[Start of Provided data]

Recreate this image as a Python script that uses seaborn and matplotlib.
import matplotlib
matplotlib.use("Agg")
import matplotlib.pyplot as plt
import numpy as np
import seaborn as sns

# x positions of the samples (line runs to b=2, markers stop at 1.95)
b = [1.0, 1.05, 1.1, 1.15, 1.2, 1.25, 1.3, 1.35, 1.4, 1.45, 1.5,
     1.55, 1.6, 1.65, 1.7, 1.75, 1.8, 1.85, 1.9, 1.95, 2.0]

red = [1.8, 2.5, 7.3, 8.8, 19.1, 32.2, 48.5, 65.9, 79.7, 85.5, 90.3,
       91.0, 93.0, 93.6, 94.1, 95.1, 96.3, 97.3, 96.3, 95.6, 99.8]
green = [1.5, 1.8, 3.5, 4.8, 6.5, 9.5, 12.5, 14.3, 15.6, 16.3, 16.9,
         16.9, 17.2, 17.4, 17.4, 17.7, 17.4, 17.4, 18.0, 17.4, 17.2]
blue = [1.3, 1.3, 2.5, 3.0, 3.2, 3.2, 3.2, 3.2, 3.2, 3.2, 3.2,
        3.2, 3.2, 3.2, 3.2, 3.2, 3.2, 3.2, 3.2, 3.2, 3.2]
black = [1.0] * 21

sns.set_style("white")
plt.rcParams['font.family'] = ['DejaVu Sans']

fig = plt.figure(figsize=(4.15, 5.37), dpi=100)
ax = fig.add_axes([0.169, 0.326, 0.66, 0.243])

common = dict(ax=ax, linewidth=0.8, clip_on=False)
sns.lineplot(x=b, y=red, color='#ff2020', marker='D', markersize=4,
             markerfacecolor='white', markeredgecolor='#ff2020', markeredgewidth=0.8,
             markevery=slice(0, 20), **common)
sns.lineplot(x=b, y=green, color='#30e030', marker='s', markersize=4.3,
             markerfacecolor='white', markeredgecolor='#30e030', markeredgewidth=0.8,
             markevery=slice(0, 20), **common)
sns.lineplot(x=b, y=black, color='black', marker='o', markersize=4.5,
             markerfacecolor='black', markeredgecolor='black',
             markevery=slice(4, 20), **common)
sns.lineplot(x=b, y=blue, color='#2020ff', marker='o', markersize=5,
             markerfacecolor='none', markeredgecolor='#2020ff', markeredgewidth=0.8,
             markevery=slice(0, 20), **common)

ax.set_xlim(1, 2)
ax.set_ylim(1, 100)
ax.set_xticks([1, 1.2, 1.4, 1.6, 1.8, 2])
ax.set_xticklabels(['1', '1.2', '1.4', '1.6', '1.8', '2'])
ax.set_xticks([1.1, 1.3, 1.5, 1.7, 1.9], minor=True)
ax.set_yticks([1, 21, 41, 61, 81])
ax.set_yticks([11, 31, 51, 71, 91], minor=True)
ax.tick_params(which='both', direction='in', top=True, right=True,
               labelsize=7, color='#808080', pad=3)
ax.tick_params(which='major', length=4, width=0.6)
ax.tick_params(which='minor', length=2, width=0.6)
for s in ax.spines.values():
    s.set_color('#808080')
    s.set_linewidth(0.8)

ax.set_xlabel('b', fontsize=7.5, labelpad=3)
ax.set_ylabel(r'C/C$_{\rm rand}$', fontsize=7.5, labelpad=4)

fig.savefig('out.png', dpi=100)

[End of Provided data]
[Start of Provided data]

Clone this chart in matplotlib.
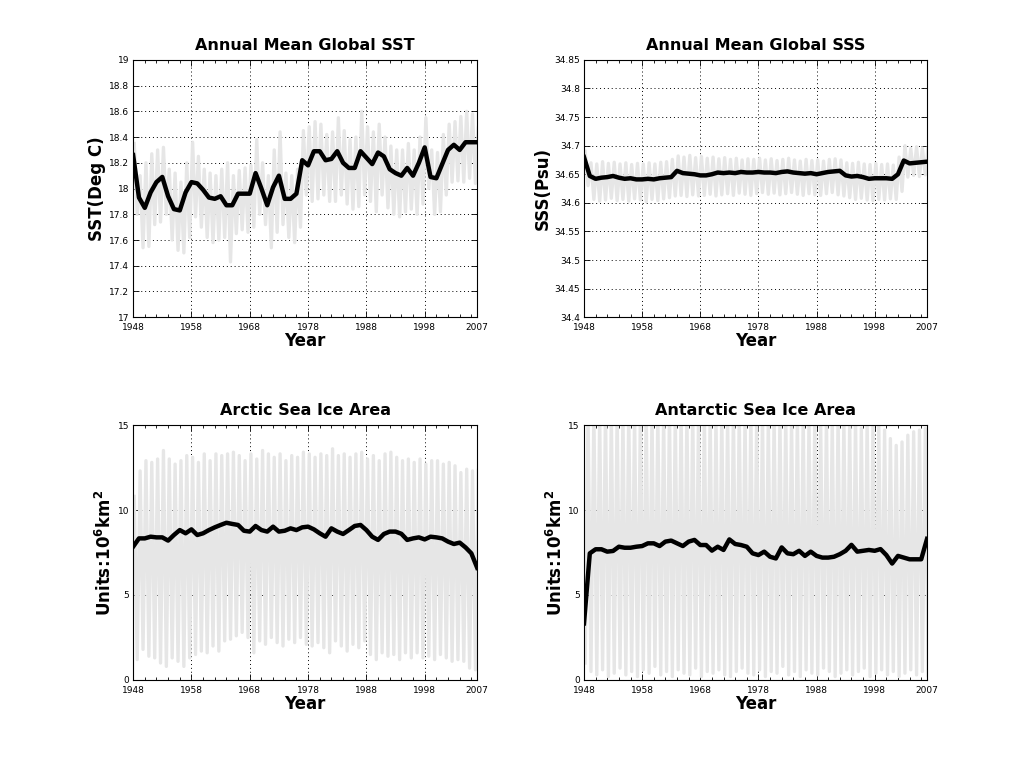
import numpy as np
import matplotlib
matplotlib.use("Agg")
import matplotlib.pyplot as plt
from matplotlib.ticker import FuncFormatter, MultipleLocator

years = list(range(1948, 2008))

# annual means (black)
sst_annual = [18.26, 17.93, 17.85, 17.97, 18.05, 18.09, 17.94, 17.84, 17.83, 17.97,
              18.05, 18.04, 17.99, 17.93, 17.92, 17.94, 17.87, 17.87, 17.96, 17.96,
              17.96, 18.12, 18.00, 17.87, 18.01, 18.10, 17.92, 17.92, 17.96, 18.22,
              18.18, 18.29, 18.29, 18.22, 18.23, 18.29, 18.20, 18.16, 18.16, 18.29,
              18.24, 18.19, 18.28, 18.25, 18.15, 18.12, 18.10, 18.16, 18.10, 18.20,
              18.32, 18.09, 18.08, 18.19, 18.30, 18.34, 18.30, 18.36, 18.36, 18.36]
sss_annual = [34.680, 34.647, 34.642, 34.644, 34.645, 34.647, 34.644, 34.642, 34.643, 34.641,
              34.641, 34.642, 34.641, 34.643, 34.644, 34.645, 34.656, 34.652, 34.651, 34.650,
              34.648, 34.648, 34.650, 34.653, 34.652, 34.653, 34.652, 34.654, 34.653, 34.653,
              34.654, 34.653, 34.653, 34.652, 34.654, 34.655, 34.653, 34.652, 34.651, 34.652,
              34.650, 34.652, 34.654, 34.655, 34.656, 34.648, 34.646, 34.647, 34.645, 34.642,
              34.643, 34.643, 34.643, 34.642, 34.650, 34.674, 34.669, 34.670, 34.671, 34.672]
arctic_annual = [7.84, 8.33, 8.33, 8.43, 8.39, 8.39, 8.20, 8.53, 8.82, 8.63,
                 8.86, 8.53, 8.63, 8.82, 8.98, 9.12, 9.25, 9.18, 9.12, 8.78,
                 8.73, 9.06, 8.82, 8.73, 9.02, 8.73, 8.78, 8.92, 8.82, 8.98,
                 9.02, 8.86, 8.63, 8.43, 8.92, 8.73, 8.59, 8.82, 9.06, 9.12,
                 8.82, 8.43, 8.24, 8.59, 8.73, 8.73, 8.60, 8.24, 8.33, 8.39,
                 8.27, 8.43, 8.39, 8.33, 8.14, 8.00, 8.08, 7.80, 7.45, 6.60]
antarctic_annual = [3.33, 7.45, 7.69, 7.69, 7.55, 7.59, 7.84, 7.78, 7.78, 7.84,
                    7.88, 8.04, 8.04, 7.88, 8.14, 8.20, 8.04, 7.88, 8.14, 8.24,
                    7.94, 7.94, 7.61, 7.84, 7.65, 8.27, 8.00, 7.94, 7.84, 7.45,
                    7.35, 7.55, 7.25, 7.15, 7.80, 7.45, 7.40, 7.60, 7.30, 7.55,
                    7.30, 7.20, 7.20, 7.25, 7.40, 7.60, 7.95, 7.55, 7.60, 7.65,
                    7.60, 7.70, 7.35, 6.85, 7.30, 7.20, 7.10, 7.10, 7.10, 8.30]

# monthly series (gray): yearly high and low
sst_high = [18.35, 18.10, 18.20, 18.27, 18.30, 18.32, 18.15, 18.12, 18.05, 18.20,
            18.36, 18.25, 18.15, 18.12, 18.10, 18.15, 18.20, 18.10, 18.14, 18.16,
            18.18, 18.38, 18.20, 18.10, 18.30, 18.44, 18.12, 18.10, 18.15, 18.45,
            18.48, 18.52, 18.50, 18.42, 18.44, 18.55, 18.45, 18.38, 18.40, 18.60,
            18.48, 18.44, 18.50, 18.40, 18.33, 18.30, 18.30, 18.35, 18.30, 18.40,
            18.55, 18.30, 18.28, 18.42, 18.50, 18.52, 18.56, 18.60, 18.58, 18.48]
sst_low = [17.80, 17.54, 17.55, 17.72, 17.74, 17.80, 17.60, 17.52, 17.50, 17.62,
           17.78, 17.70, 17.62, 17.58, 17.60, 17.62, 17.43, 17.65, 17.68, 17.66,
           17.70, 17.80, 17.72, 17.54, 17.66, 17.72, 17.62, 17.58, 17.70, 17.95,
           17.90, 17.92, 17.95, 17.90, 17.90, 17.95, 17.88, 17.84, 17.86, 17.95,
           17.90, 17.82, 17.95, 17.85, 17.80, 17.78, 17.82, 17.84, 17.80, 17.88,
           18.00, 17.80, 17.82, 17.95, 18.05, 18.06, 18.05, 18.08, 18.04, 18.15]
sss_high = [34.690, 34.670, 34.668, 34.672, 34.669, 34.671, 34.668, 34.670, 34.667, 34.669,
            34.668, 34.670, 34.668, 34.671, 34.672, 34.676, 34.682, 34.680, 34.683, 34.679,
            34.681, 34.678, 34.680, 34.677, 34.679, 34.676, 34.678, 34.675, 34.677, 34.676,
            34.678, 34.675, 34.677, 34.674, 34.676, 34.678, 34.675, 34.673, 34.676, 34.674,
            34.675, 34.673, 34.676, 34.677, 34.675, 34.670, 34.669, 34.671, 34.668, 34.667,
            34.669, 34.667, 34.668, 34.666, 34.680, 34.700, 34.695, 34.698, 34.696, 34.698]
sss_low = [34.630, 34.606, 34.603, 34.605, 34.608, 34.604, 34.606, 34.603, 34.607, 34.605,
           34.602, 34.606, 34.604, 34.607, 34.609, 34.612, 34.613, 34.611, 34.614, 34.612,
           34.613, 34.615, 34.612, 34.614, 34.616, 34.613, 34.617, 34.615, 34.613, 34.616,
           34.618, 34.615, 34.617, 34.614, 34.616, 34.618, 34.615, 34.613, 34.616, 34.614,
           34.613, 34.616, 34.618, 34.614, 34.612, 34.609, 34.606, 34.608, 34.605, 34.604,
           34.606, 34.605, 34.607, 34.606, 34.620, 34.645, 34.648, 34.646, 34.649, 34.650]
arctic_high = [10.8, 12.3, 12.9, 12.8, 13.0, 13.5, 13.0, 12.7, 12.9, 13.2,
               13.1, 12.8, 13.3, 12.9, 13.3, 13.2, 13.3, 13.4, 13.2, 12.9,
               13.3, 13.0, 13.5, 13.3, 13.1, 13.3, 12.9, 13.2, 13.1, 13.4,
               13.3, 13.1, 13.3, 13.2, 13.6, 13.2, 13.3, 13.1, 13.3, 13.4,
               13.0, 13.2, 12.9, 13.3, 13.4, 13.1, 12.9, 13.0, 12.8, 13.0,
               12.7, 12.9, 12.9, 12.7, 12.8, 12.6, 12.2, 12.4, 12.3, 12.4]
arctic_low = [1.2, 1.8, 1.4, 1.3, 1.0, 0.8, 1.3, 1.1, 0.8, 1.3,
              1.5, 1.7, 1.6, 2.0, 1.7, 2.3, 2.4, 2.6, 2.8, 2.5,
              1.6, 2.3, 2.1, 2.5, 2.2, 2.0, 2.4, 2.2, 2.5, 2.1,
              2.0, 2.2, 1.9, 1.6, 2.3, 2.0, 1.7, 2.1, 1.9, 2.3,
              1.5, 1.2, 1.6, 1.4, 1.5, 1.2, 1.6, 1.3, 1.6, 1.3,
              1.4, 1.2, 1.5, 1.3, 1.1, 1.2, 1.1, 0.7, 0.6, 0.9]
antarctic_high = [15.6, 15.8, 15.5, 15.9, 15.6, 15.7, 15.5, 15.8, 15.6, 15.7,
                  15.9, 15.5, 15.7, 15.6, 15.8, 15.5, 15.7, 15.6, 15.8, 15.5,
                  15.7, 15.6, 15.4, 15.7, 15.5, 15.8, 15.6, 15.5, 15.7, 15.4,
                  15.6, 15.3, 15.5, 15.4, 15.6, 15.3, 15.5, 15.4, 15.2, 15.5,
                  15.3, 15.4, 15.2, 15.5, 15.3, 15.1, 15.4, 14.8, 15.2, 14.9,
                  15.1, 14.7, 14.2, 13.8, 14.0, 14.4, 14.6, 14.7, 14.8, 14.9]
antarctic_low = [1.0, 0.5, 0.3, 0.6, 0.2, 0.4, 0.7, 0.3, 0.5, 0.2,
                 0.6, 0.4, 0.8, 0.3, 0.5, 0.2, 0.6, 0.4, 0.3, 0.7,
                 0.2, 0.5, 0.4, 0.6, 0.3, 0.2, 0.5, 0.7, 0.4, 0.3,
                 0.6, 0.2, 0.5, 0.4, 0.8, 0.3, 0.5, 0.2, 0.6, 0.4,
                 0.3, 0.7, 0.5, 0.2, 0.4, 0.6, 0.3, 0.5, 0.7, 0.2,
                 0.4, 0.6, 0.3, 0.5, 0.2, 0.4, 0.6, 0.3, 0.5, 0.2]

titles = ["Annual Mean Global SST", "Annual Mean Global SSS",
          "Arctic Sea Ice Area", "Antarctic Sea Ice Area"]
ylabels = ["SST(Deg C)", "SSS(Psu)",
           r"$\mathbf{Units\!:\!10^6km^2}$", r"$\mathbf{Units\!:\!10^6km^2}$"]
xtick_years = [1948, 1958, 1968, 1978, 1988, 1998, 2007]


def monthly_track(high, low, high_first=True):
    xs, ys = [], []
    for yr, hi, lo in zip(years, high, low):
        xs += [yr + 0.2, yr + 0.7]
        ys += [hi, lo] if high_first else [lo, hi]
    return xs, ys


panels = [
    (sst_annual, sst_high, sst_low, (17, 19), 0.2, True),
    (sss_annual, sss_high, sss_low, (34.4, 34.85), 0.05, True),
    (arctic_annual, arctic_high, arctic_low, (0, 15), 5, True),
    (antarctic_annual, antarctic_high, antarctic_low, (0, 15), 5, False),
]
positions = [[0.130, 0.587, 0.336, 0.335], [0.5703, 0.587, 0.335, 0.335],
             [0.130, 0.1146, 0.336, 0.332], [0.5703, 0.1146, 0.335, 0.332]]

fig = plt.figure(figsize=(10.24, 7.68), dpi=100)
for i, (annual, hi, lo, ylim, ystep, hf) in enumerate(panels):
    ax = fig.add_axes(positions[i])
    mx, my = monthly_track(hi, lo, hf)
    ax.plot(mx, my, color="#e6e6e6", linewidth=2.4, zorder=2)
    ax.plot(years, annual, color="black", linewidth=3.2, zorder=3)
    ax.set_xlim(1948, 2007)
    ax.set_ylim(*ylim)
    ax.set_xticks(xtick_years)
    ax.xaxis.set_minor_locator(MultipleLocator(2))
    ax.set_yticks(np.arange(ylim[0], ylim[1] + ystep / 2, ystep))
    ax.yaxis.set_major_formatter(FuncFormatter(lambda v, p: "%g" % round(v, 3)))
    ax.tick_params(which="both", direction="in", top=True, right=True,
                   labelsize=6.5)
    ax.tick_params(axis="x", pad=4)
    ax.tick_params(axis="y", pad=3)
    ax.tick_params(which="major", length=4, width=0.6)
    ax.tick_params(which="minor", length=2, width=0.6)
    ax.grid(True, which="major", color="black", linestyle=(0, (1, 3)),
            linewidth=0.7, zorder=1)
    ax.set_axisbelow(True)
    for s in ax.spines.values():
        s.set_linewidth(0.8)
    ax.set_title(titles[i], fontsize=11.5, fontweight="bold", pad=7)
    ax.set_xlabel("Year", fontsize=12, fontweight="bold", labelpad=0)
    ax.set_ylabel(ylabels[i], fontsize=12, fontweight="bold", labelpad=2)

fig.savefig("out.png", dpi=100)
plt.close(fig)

[End of Provided data]

**Objective:**
Set down, exactly and alone, the run of lines from the line that has "Recreate this image" to the line that has "import seaborn as sns".

**Output of the task:**
Recreate this image as a Python script that uses seaborn and matplotlib.
import matplotlib
matplotlib.use("Agg")
import matplotlib.pyplot as plt
import numpy as np
import seaborn as sns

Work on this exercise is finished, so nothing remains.